DIRECTION
Take every line from the first down to the line with "import plotly.graph_objects as go" and set it down exactly, without the pictures.

begin COLLECTED MATERIAL

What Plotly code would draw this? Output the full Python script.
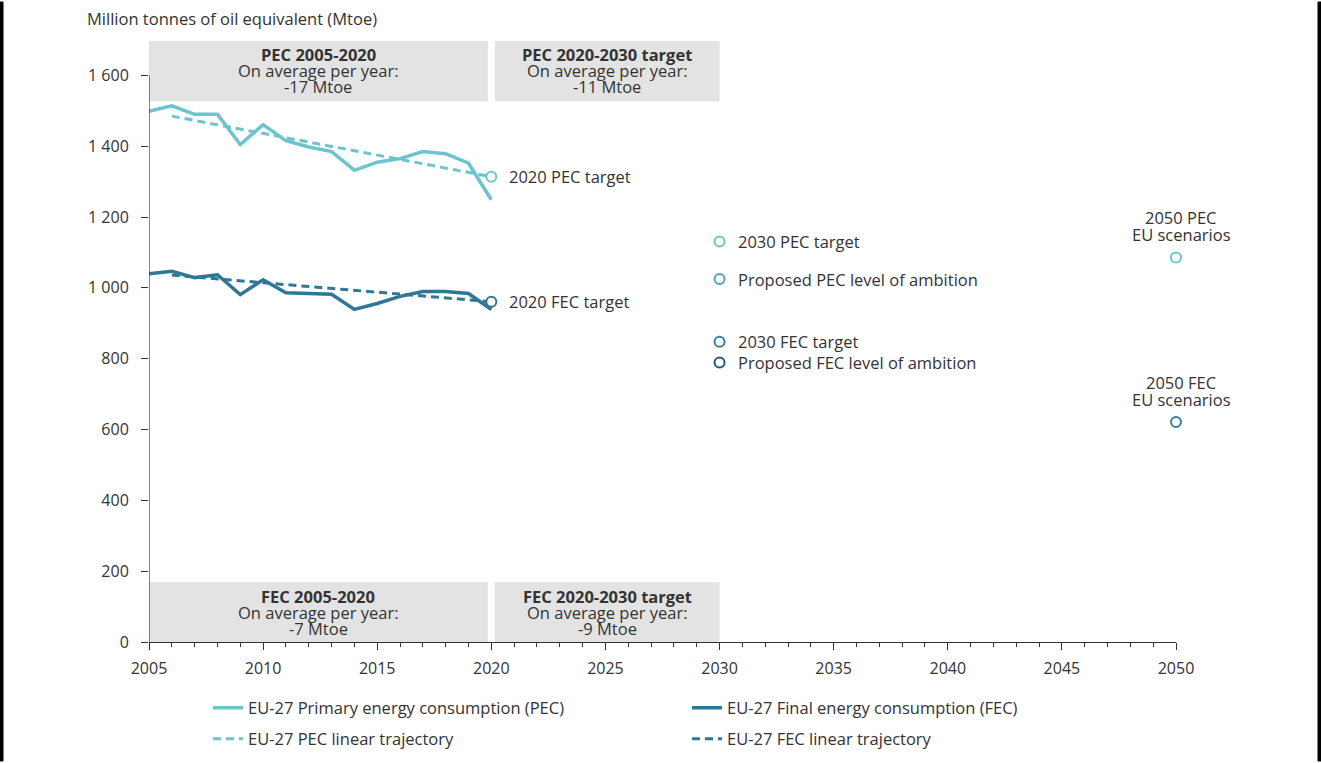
import plotly.graph_objects as go

# ---------------- data ----------------
years = list(range(2005, 2021))
pec_values = [1499, 1514, 1490, 1490, 1405, 1461, 1416, 1398, 1385, 1332, 1355, 1365, 1385, 1379, 1352, 1249]
fec_values = [1040, 1047, 1029, 1037, 981, 1023, 986, 984, 982, 939, 956, 976, 990, 990, 984, 939]

pec_traj_years = [2006, 2020]
pec_traj_values = [1485, 1314]
fec_traj_years = [2006, 2020]
fec_traj_values = [1036, 961]

target_names = ["2020 PEC target", "2020 FEC target", "2030 PEC target",
                "Proposed PEC level of ambition", "2030 FEC target",
                "Proposed FEC level of ambition"]
target_years = [2020, 2020, 2030, 2030, 2030, 2030]
target_values = [1314, 961, 1131, 1025, 848, 789]

scen_names = ["2050 PEC", "2050 FEC"]
scen_years = [2050, 2050]
scen_values = [1086, 621]

y_tick_vals = [0, 200, 400, 600, 800, 1000, 1200, 1400, 1600]
y_tick_text = ["0", "200", "400", "600", "800", "1 000", "1 200", "1 400", "1 600"]
x_tick_vals = [2005, 2010, 2015, 2020, 2025, 2030, 2035, 2040, 2045, 2050]

box_titles = ["PEC 2005-2020", "PEC 2020-2030 target", "FEC 2005-2020", "FEC 2020-2030 target"]
box_values = ["-17 Mtoe", "-11 Mtoe", "-7 Mtoe", "-9 Mtoe"]

# ---------------- style ----------------
C_PEC = "#6cc4cd"
C_FEC = "#2f7697"
C_PPEC = "#4fa3b6"
C_FEC30 = "#3a7ea2"
C_PFEC = "#1f5b7c"
TXT = "#333333"
FONT = "Open Sans"
FS = 16.5
TFS = 16

W, H = 1321, 763
ML, MR, MT, MB = 149, 145, 40, 121
PW, PH = W - ML - MR, H - MT - MB

target_colors = [C_PEC, C_FEC, C_PEC, C_PPEC, C_FEC30, C_PFEC]
scen_colors = [C_PEC, C_FEC30]

fig = go.Figure()

fig.add_trace(go.Scatter(x=years, y=pec_values, mode="lines",
                         line=dict(color=C_PEC, width=3.5), legend="legend",
                         name="EU-27 Primary energy consumption (PEC)"))
fig.add_trace(go.Scatter(x=years, y=fec_values, mode="lines",
                         line=dict(color=C_FEC, width=3.5), legend="legend",
                         name="EU-27 Final energy consumption (FEC)"))
fig.add_trace(go.Scatter(x=pec_traj_years, y=pec_traj_values, mode="lines",
                         line=dict(color=C_PEC, width=3, dash="8px,5px"), legend="legend2",
                         name="EU-27 PEC linear trajectory"))
fig.add_trace(go.Scatter(x=fec_traj_years, y=fec_traj_values, mode="lines",
                         line=dict(color=C_FEC, width=3, dash="8px,5px"), legend="legend2",
                         name="EU-27 FEC linear trajectory"))

fig.add_trace(go.Scatter(x=target_years, y=target_values, mode="markers",
                         marker=dict(symbol="circle", size=10, color="white",
                                     line=dict(color=target_colors, width=2)),
                         showlegend=False, cliponaxis=False, hoverinfo="skip"))
fig.add_trace(go.Scatter(x=scen_years, y=scen_values, mode="markers",
                         marker=dict(symbol="circle", size=10, color="white",
                                     line=dict(color=scen_colors, width=2)),
                         showlegend=False, cliponaxis=False, hoverinfo="skip"))

# labels for target markers
for name, xv, yv in zip(target_names, target_years, target_values):
    fig.add_annotation(x=xv, y=yv, text=name, showarrow=False, xanchor="left",
                       yanchor="middle", xshift=16, font=dict(family=FONT, size=FS, color=TXT))

# labels for 2050 scenarios
for name, xv, yv in zip(scen_names, scen_years, scen_values):
    fig.add_annotation(x=xv, y=yv, text=name, showarrow=False, xanchor="center",
                       yanchor="middle", xshift=5, yshift=40, font=dict(family=FONT, size=FS, color=TXT))
    fig.add_annotation(x=xv, y=yv, text="EU scenarios", showarrow=False, xanchor="center",
                       yanchor="middle", xshift=5, yshift=23, font=dict(family=FONT, size=FS, color=TXT))

# grey info boxes
box_x = [(2005, 2019.85), (2020.15, 2030), (2005, 2019.85), (2020.15, 2030)]
box_y = [(1527, 1697), (1527, 1697), (0, 169), (0, 169)]
line_y = [(1660, 1614, 1569), (1660, 1614, 1569), (128, 83, 38), (128, 83, 38)]
for (x0, x1), (y0, y1), ly, t, v in zip(box_x, box_y, line_y, box_titles, box_values):
    fig.add_shape(type="rect", x0=x0, x1=x1, y0=y0, y1=y1, xref="x", yref="y",
                  fillcolor="#e3e3e3", line=dict(width=0), layer="below")
    xc = (x0 + x1) / 2
    for txt, yy in zip(["<b>" + t + "</b>", "On average per year:", v], ly):
        fig.add_annotation(x=xc, y=yy, text=txt, showarrow=False, xanchor="center",
                           yanchor="middle", borderpad=0,
                           font=dict(family=FONT, size=FS, color=TXT))

# y axis line from 0 to 1600
fig.add_shape(type="line", x0=2005, x1=2005, y0=0, y1=1600, xref="x", yref="y",
              line=dict(color="#333333", width=1.2))

# outer black borders (left and right edges of the image), pixel-sized via paper refs
for px0, px1 in [(0, 3), (W - 3, W)]:
    fig.add_shape(type="rect", xref="paper", yref="paper",
                  x0=(px0 - ML) / PW, x1=(px1 - ML) / PW, y0=-(MB - 2) / PH, y1=1 + (MT - 2) / PH,
                  fillcolor="black", line=dict(color="black", width=1), layer="above")

fig.add_annotation(xref="paper", yref="paper", x=-64 / PW, y=1 + 22 / PH,
                   text="Million tonnes of oil equivalent (Mtoe)", showarrow=False,
                   xanchor="left", yanchor="middle", font=dict(family=FONT, size=FS, color=TXT))

legend_common = dict(orientation="h", x=208 / W, xref="container", yref="container",
                     xanchor="left", yanchor="middle",
                     entrywidth=434, entrywidthmode="pixels", traceorder="normal",
                     font=dict(family=FONT, size=FS, color=TXT), itemwidth=30,
                     bgcolor="rgba(0,0,0,0)")

fig.update_layout(
    width=W, height=H,
    margin=dict(l=ML, r=MR, t=MT, b=MB, autoexpand=False),
    paper_bgcolor="white", plot_bgcolor="white",
    font=dict(family=FONT, size=FS, color=TXT),
    showlegend=True,
    legend=dict(y=1 - 708 / H, **legend_common),
    legend2=dict(y=1 - 739 / H, **legend_common),
    xaxis=dict(range=[2005, 2050], tickvals=x_tick_vals, ticks="outside", ticklen=7,
               tickcolor="#333333", showline=True, linecolor="#333333", linewidth=1.2,
               showgrid=False, zeroline=False, ticklabelstandoff=5,
               minor=dict(dtick=1, ticks="outside", ticklen=4, tickcolor="#333333", showgrid=False),
               tickfont=dict(family=FONT, size=TFS, color=TXT)),
    yaxis=dict(range=[0, 1700], tickvals=y_tick_vals, ticktext=y_tick_text, ticks="outside",
               ticklen=7, tickcolor="#333333", showline=False, showgrid=False, zeroline=False,
               ticklabelstandoff=9,
               tickfont=dict(family=FONT, size=TFS, color=TXT)),
)

fig.write_html("out.html", config={"displayModeBar": False},
               post_script="document.body.style.margin='0';document.body.style.overflow='hidden';")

end COLLECTED MATERIAL

EXERCISE RESPONSE
What Plotly code would draw this? Output the full Python script.
import plotly.graph_objects as go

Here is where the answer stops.